What is shock resistance? Do older watches have it?
In mechanical watches, shock resistance technology was not common until the 1950s. When dropping an older timepiece, it was not uncommon for the balance staff, which holds the balance wheel, to break. Originally, most vintage watches were built to withstand an approximately three foot fall on a raised wooden surface. Now that these timepieces are much older, their parts may be rare, costly, or not readily available to replace. Though a watch may appear completely intact after a drop or bang, damage may be much more extensive internally. Even a slight bang can cause serious damage if impact occurs at the right angle.
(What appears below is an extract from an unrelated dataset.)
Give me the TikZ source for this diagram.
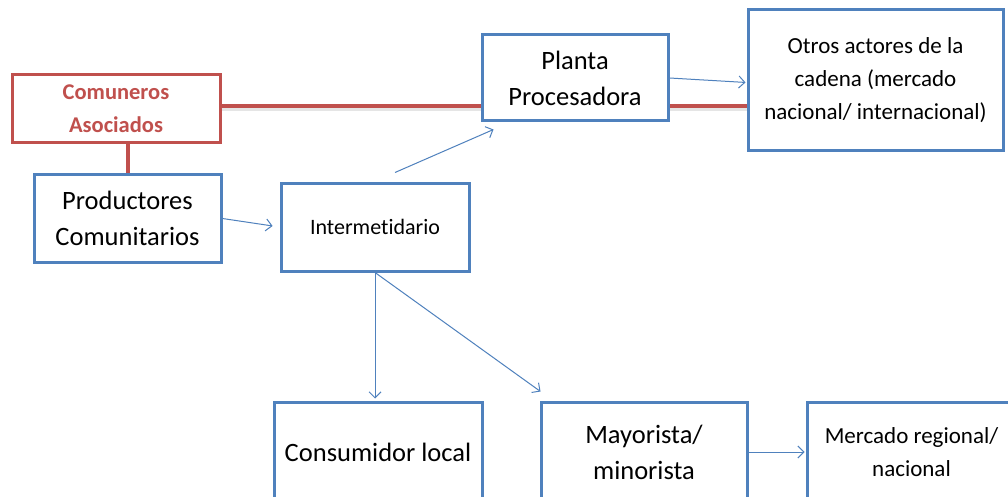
\documentclass[tikz,border=0pt]{standalone}
\usepackage{fontspec}
\setmainfont[Ligatures={NoCommon}]{Carlito}
\usetikzlibrary{arrows.meta}
\definecolor{boxblue}{HTML}{4F81BD}
\definecolor{boxred}{HTML}{C0504D}
\tikzset{
  bluebox/.style={draw=boxblue, line width=3pt, fill=white, inner sep=0pt, align=center},
  redbox/.style={draw=boxred, line width=3pt, fill=white, inner sep=0pt, align=center,
    text=boxred, font=\fontsize{22.5}{33}\selectfont\bfseries},
  bigtxt/.style={font=\fontsize{26.5}{36}\selectfont},
  midtxt/.style={font=\fontsize{23}{33}\selectfont},
  smalltxt/.style={font=\fontsize{22}{30}\selectfont},
  arr/.style={draw=boxblue, line width=1pt, -{Straight Barb[length=6pt,width=12pt]}},
  redline/.style={draw=boxred, line width=4pt},
}
\begin{document}
\begin{tikzpicture}[x=1pt,y=-1pt]
\useasboundingbox (0,0) rectangle (1008,497);
\clip (0,0) rectangle (1008,497);
\fill[white] (0,0) rectangle (1008,497);
% top nodes
\node[redbox, minimum width=208pt, minimum height=68pt] (com) at (116,108.5) {Comuneros\\Asociados};
\node[bluebox, midtxt, minimum width=255pt, minimum height=141pt] (otros) at (875.5,80.5) {Otros actores de la\\cadena (mercado\\nacional/ internacional)};
\coordinate (rl) at (0,106);
\draw[gray!20, line width=3pt] ([yshift=-3.5pt]com.east |- rl) -- ([yshift=-3.5pt]otros.west |- rl);
\draw[redline] (com.east |- rl) -- (otros.west |- rl);
\node[bluebox, bigtxt, minimum width=186pt, minimum height=86pt] (planta) at (575,78) {Planta\\Procesadora};
\node[bluebox, bigtxt, minimum width=187pt, minimum height=87pt] (prod) at (127.5,218.5) {Productores\\Comunitarios};
\draw[redline] (prod.north |- com.south) -- (prod.north);
\node[bluebox, smalltxt, minimum width=188pt, minimum height=88pt] (inter) at (375,227) {Intermetidario};
\node[bluebox, bigtxt, minimum width=208pt, minimum height=100pt] (cons) at (378,452) {Consumidor local};
\node[bluebox, bigtxt, minimum width=206pt, minimum height=100pt] (mayo) at (644,452) {Mayorista/\\minorista};
\node[bluebox, midtxt, minimum width=209pt, minimum height=100pt] (merc) at (911.5,452) {Mercado regional/\\nacional};
% arrows
\draw[arr, shorten >=7pt] (prod.east) -- (inter.west);
\draw[arr] ([shift={(20,-9)}]inter.north) -- ([shift={(13,7)}]planta.south west);
\draw[arr, shorten >=1pt] (planta.east) -- ([yshift=-2pt]otros.west);
\draw[arr, shorten >=2pt] (inter.south) -- (inter.south |- cons.north);
\draw[arr] (inter.south) -- ([shift={(1,-9)}]mayo.north west);
\draw[arr, shorten >=1pt] (mayo.east) -- (merc.west);
\end{tikzpicture}
\end{document}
Shock resistance technologies, which typically hold the balance wheel via spring suspension, have only gotten better with time.
What does the term "triple signed" mean?
When we mention in our descriptions that a watch is "Triple Signed", we are describing a watch that has been "signed" (i.e., stamped with the name or trademark of its manufacturer) on its movement, case, and dial. As a general rule, most watches that we sell are "Triple Signed".
"Double signed" or "single signed" refers to a watch that is signed only on the case and movement, or dial, movement, or case alone. During the first half of the 20th Century, it was not uncommon for watch manufacturers to import encased watch dials and movements into the United States and case them in American "contract" cases in order to avoid high tariffs on gold and platinum watch cases made in Switzerland. Although watches with unsigned cases may be original, they typically are not as desirable as factory-cased and factory case signed watches.